Total sales in 2011 were $584 billion, the institute said, up from $398 billion in 2001 — which is slightly higher than the overall inflation rate.
There are too many cross-currents to sort out whether grocery shoppers are cutting costs overall, as food inflation varies by product, and as the typical market basket has changed dramatically. Sharr, at Tri-Town foods, points out that there are more competitors, and more varied competitors, on the scene now. Sales of "center store" items, those thousands of commodities that are not perishable or ready-to-eat meals, are stagnant, but with items such as fish and meat, "we can outshine the competition."
Weather and season matter. Now that summer is over, Sharr said, shoppers have much more diligently gone after weekly specials.
There's more chicken, less steak, but more prepared food in that typical basket.

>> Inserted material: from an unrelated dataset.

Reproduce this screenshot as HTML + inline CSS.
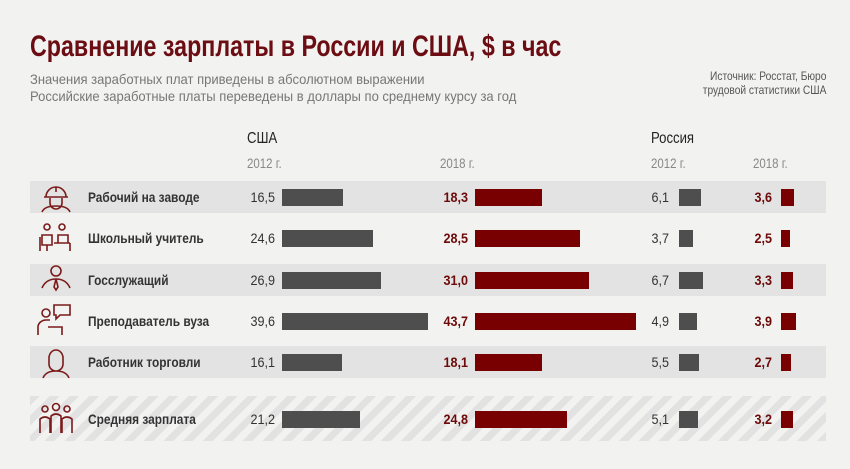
<!DOCTYPE html>
<html><head><meta charset="utf-8"><style>
body{margin:0;width:850px;height:469px;background:#f2f2f1;font-family:"Liberation Sans",sans-serif;position:relative;overflow:hidden}
.a{position:absolute;white-space:nowrap}
.n{transform-origin:0 0;transform:scaleX(.82)}
.r{transform-origin:100% 0;transform:scaleX(.85)}
.band{position:absolute;left:30px;width:796px;height:32px;background:#e3e3e3}
.bar{position:absolute;height:17px}
.g{background:#4e4e4e}.d{background:#780000}
.lbl{position:absolute;left:88px;font-size:14px;font-weight:bold;color:#333;transform-origin:0 0;transform:scaleX(.85)}
.v{position:absolute;font-size:14px;color:#333;text-align:right;width:40px;transform-origin:100% 0;transform:scaleX(.9)}
.v.red{color:#6d0a0a;font-weight:bold}
</style></head><body>
<div class="a" style="left:30px;top:30px;font-size:30px;font-weight:bold;color:#6b0d12;transform-origin:0 0;transform:scaleX(.775)">Сравнение зарплаты в России и США, $ в час</div>
<div class="a" style="left:30px;top:71px;font-size:14px;color:#777;line-height:17px;transform-origin:0 0;transform:scaleX(.93)">Значения заработных плат приведены в абсолютном выражении<br>Российские заработные платы переведены в доллары по среднему курсу за год</div>
<div class="a r" style="right:24px;top:69px;font-size:12px;color:#555;text-align:right;line-height:14px">Источник: Росстат, Бюро<br>трудовой статистики США</div>
<div class="a n" style="left:247px;top:130px;font-size:16px;color:#222">США</div>
<div class="a n" style="left:651px;top:130px;font-size:16px;color:#222">Россия</div>
<div class="a n" style="left:247px;top:155px;font-size:14px;color:#888">2012 г.</div>
<div class="a n" style="left:440px;top:155px;font-size:14px;color:#888">2018 г.</div>
<div class="a n" style="left:651px;top:155px;font-size:14px;color:#888">2012 г.</div>
<div class="a n" style="left:753px;top:155px;font-size:14px;color:#888">2018 г.</div>
<div class="band" style="top:181px"></div>
<div class="band" style="top:264px"></div>
<div class="band" style="top:346px"></div>
<div class="band" style="top:396px;height:45px;background:repeating-linear-gradient(135deg,#e2e2e2 0 7px,#f2f2f1 7px 14px)"></div>
<svg class="a" style="left:34px;top:181px" width="44" height="264" fill="none" stroke="#7a1a1a" stroke-width="1.6">
<path d="M12 16a10 10 0 0 1 20 0M10 16h24M16 17v5a6 6 0 0 0 12 0v-5M8 31c2-5 8-6 14-6s12 1 14 6M22 6v5"/>
<g transform="translate(0,42)"><circle cx="13" cy="4" r="3"/><circle cx="28" cy="4" r="3"/><path d="M8 12h10v10H8zM24 12h10v8H24zM6 14v14M13 22v6M36 20v8M20 20h16"/></g>
<g transform="translate(0,83)"><circle cx="22" cy="7" r="5"/><path d="M8 24c3-7 9-9 14-9s11 2 14 9M22 15l-2 8 2 3 2-3z"/></g>
<g transform="translate(0,124)"><circle cx="12" cy="8" r="4"/><path d="M20 0h16v10h-10l-4 4v-4h-2zM4 30v-8c0-4 4-7 8-7h4M14 22h14v8"/></g>
<g transform="translate(0,165)"><path d="M15 12a7 8 0 0 1 14 0v6a7 7 0 0 1-14 0zM9 32c2-5 7-7 13-7s11 2 13 7"/></g>
<g transform="translate(0,222)"><circle cx="11" cy="6" r="3"/><circle cx="22" cy="4" r="3.5"/><circle cx="33" cy="6" r="3"/><path d="M6 30V16q5-4 10 0v14M17 30V13q5-4 10 0v17M28 30V16q5-4 10 0v14"/></g>
</svg>
<div class="lbl" style="top:189px">Рабочий на заводе</div>
<div class="lbl" style="top:230px">Школьный учитель</div>
<div class="lbl" style="top:272px">Госслужащий</div>
<div class="lbl" style="top:313px">Преподаватель вуза</div>
<div class="lbl" style="top:354px">Работник торговли</div>
<div class="lbl" style="top:411px">Средняя зарплата</div>

<div class="v" style="left:235px;top:189px">16,5</div><div class="bar g" style="left:282px;top:189px;width:61px"></div>
<div class="v red" style="left:428px;top:189px">18,3</div><div class="bar d" style="left:475px;top:189px;width:67px"></div>
<div class="v" style="left:629px;top:189px">6,1</div><div class="bar g" style="left:679px;top:189px;width:22px"></div>
<div class="v red" style="left:732px;top:189px">3,6</div><div class="bar d" style="left:781px;top:189px;width:13px"></div>

<div class="v" style="left:235px;top:230px">24,6</div><div class="bar g" style="left:282px;top:230px;width:91px"></div>
<div class="v red" style="left:428px;top:230px">28,5</div><div class="bar d" style="left:475px;top:230px;width:105px"></div>
<div class="v" style="left:629px;top:230px">3,7</div><div class="bar g" style="left:679px;top:230px;width:14px"></div>
<div class="v red" style="left:732px;top:230px">2,5</div><div class="bar d" style="left:781px;top:230px;width:9px"></div>

<div class="v" style="left:235px;top:272px">26,9</div><div class="bar g" style="left:282px;top:272px;width:99px"></div>
<div class="v red" style="left:428px;top:272px">31,0</div><div class="bar d" style="left:475px;top:272px;width:114px"></div>
<div class="v" style="left:629px;top:272px">6,7</div><div class="bar g" style="left:679px;top:272px;width:24px"></div>
<div class="v red" style="left:732px;top:272px">3,3</div><div class="bar d" style="left:781px;top:272px;width:12px"></div>

<div class="v" style="left:235px;top:313px">39,6</div><div class="bar g" style="left:282px;top:313px;width:146px"></div>
<div class="v red" style="left:428px;top:313px">43,7</div><div class="bar d" style="left:475px;top:313px;width:161px"></div>
<div class="v" style="left:629px;top:313px">4,9</div><div class="bar g" style="left:679px;top:313px;width:18px"></div>
<div class="v red" style="left:732px;top:313px">3,9</div><div class="bar d" style="left:781px;top:313px;width:15px"></div>

<div class="v" style="left:235px;top:354px">16,1</div><div class="bar g" style="left:282px;top:354px;width:60px"></div>
<div class="v red" style="left:428px;top:354px">18,1</div><div class="bar d" style="left:475px;top:354px;width:67px"></div>
<div class="v" style="left:629px;top:354px">5,5</div><div class="bar g" style="left:679px;top:354px;width:20px"></div>
<div class="v red" style="left:732px;top:354px">2,7</div><div class="bar d" style="left:781px;top:354px;width:10px"></div>

<div class="v" style="left:235px;top:411px">21,2</div><div class="bar g" style="left:282px;top:411px;width:78px"></div>
<div class="v red" style="left:428px;top:411px">24,8</div><div class="bar d" style="left:475px;top:411px;width:92px"></div>
<div class="v" style="left:629px;top:411px">5,1</div><div class="bar g" style="left:679px;top:411px;width:19px"></div>
<div class="v red" style="left:732px;top:411px">3,2</div><div class="bar d" style="left:781px;top:411px;width:12px"></div>
</body></html>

And across the state and nation, retailers such as Stop & Shop report that coupon use and the buying of store-brand items are on the rise. A study done this year for the Food Marketing Institute shows that sales of private-brand items rose dramatically as consumer confidence fell in 2007 and 2008 — but stayed at the high levels after confidence rebounded.
Boiling down this complex picture, we see a culture, driven largely but not entirely by economic need, in which extra-careful grocery shopping has, in the words of the institute's study, brought on a "new normal" in which "value-seeking is a way of life."
More than that, it's now seen as a virtue. One UConn/Courant respondent, a New Britain nurse who gave only her first name, Linda, said she is spending more now that her children are grown and her mortgage is paid off.
So she's less careful about price — but she can't resist that "tired vegetable and fruit" table of old produce at the supermarket. And, she says with emphasis, bordering on pride, "I'm a very extremely overly frugal shopper."